## DATA ENTRIES
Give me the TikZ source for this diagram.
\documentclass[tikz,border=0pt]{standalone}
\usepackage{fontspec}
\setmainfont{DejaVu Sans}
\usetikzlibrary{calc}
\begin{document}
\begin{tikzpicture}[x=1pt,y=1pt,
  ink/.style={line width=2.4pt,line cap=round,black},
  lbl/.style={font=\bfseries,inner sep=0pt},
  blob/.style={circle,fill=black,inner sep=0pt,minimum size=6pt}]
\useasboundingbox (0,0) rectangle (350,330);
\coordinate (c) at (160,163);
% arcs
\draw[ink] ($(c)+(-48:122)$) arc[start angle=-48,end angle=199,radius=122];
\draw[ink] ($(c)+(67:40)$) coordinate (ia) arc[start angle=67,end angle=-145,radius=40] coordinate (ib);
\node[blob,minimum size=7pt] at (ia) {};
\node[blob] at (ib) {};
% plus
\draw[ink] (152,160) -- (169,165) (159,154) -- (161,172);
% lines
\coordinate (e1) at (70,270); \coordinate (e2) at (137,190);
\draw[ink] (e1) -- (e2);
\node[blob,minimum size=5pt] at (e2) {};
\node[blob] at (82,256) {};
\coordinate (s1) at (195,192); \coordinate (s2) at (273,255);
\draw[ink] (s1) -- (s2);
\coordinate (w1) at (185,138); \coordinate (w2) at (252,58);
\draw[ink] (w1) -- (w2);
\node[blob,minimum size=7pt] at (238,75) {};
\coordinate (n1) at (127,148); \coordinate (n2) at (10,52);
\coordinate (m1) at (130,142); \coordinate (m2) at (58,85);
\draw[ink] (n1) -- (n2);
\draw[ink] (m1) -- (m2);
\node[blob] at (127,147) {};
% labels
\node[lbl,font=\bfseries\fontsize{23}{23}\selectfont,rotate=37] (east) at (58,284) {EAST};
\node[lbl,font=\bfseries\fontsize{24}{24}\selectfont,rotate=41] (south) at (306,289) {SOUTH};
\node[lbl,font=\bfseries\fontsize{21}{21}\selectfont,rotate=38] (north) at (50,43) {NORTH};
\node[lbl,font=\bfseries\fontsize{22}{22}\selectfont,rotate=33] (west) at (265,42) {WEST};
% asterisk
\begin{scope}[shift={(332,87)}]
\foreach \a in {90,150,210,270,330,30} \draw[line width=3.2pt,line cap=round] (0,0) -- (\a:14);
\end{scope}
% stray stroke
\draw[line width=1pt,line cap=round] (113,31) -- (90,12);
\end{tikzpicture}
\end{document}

---

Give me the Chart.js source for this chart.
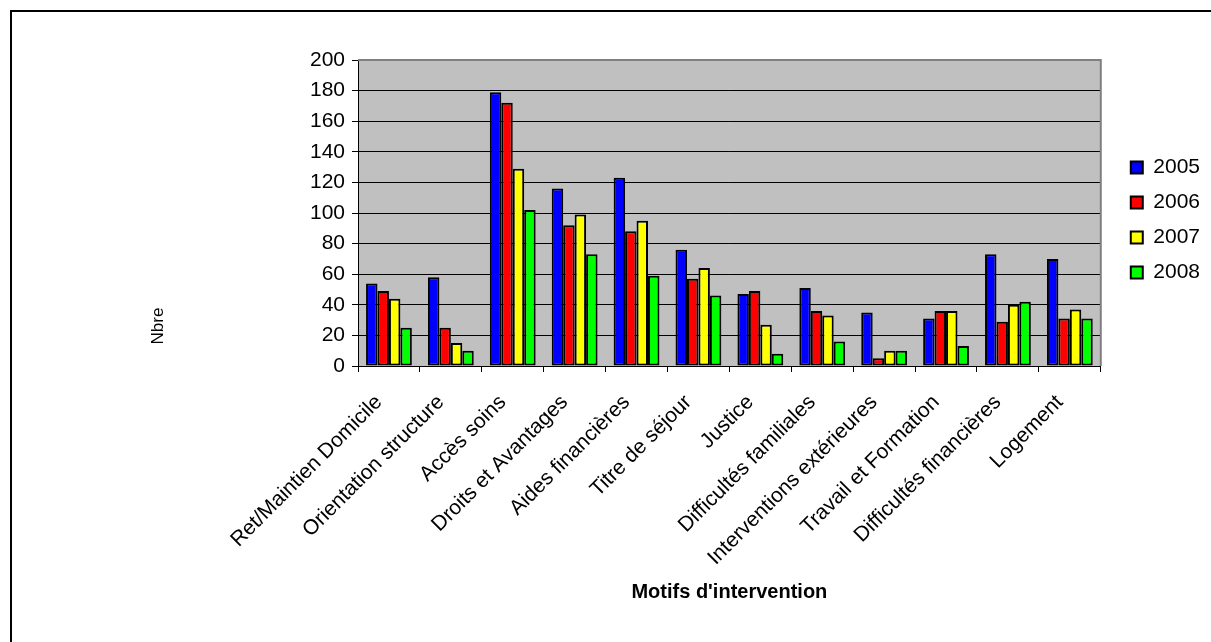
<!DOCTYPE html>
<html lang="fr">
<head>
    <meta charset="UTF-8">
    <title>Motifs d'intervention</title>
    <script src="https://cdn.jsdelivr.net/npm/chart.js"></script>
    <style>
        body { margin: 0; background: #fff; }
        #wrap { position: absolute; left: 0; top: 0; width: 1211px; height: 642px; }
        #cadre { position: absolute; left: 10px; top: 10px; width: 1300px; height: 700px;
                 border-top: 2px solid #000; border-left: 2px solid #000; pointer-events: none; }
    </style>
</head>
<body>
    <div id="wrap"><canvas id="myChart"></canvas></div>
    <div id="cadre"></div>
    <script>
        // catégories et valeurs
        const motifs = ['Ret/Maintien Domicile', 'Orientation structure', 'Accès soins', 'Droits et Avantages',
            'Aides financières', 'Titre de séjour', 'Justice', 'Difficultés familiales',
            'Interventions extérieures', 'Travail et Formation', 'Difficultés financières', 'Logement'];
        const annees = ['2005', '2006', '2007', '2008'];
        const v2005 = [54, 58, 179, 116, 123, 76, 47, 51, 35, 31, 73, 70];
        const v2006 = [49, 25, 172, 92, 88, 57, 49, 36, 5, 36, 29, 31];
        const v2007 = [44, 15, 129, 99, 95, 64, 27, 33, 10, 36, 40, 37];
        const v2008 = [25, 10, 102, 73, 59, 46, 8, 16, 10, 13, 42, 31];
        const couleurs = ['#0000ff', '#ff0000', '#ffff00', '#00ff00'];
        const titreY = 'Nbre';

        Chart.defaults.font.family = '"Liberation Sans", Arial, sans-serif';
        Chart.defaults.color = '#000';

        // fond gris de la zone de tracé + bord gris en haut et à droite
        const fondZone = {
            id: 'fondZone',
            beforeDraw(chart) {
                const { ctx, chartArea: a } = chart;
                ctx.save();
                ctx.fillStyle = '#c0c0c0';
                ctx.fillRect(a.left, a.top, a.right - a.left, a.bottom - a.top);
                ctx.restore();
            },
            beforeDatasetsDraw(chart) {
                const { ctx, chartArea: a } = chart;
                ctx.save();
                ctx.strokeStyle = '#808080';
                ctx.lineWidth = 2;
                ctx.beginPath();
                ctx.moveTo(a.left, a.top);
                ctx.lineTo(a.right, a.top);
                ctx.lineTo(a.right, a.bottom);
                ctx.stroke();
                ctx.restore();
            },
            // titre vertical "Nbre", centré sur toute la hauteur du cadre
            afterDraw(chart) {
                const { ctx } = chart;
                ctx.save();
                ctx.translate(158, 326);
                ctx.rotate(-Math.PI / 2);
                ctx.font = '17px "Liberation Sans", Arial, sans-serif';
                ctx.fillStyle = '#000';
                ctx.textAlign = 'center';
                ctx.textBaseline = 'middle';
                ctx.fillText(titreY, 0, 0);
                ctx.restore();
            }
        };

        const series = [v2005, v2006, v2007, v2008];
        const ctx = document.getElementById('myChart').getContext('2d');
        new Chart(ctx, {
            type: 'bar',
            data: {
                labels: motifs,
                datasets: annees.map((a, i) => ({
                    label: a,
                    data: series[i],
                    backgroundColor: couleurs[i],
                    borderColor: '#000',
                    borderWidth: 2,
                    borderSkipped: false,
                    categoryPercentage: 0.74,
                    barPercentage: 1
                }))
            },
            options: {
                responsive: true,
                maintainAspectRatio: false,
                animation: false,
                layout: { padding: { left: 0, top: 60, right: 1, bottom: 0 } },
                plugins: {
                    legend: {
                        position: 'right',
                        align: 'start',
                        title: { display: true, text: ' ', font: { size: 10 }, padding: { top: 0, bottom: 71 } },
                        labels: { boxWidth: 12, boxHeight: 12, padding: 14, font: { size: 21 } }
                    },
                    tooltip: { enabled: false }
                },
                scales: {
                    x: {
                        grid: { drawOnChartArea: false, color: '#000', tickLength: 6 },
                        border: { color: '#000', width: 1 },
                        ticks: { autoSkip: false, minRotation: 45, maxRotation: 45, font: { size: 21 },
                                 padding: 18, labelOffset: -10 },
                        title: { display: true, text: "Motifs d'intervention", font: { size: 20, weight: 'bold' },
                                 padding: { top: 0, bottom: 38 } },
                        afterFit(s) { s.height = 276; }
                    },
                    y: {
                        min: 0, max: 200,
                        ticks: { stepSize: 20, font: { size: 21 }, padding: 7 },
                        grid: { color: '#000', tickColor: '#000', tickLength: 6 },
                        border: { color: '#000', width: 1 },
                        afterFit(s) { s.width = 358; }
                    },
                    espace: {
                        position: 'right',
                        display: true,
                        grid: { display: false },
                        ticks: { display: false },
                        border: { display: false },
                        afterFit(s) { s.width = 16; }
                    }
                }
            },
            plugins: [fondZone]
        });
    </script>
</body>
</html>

## TO BE DONE
Copy nothing but the lines above that run from the one with "Give me the Chart.js source for this chart." to the one with "Chart.defaults.color = '#000';", ends included; pictures stay out.

## CORRECT OUTPUT
Give me the Chart.js source for this chart.
<!DOCTYPE html>
<html lang="fr">
<head>
    <meta charset="UTF-8">
    <title>Motifs d'intervention</title>
    <script src="https://cdn.jsdelivr.net/npm/chart.js"></script>
    <style>
        body { margin: 0; background: #fff; }
        #wrap { position: absolute; left: 0; top: 0; width: 1211px; height: 642px; }
        #cadre { position: absolute; left: 10px; top: 10px; width: 1300px; height: 700px;
                 border-top: 2px solid #000; border-left: 2px solid #000; pointer-events: none; }
    </style>
</head>
<body>
    <div id="wrap"><canvas id="myChart"></canvas></div>
    <div id="cadre"></div>
    <script>
        // catégories et valeurs
        const motifs = ['Ret/Maintien Domicile', 'Orientation structure', 'Accès soins', 'Droits et Avantages',
            'Aides financières', 'Titre de séjour', 'Justice', 'Difficultés familiales',
            'Interventions extérieures', 'Travail et Formation', 'Difficultés financières', 'Logement'];
        const annees = ['2005', '2006', '2007', '2008'];
        const v2005 = [54, 58, 179, 116, 123, 76, 47, 51, 35, 31, 73, 70];
        const v2006 = [49, 25, 172, 92, 88, 57, 49, 36, 5, 36, 29, 31];
        const v2007 = [44, 15, 129, 99, 95, 64, 27, 33, 10, 36, 40, 37];
        const v2008 = [25, 10, 102, 73, 59, 46, 8, 16, 10, 13, 42, 31];
        const couleurs = ['#0000ff', '#ff0000', '#ffff00', '#00ff00'];
        const titreY = 'Nbre';

        Chart.defaults.font.family = '"Liberation Sans", Arial, sans-serif';
        Chart.defaults.color = '#000';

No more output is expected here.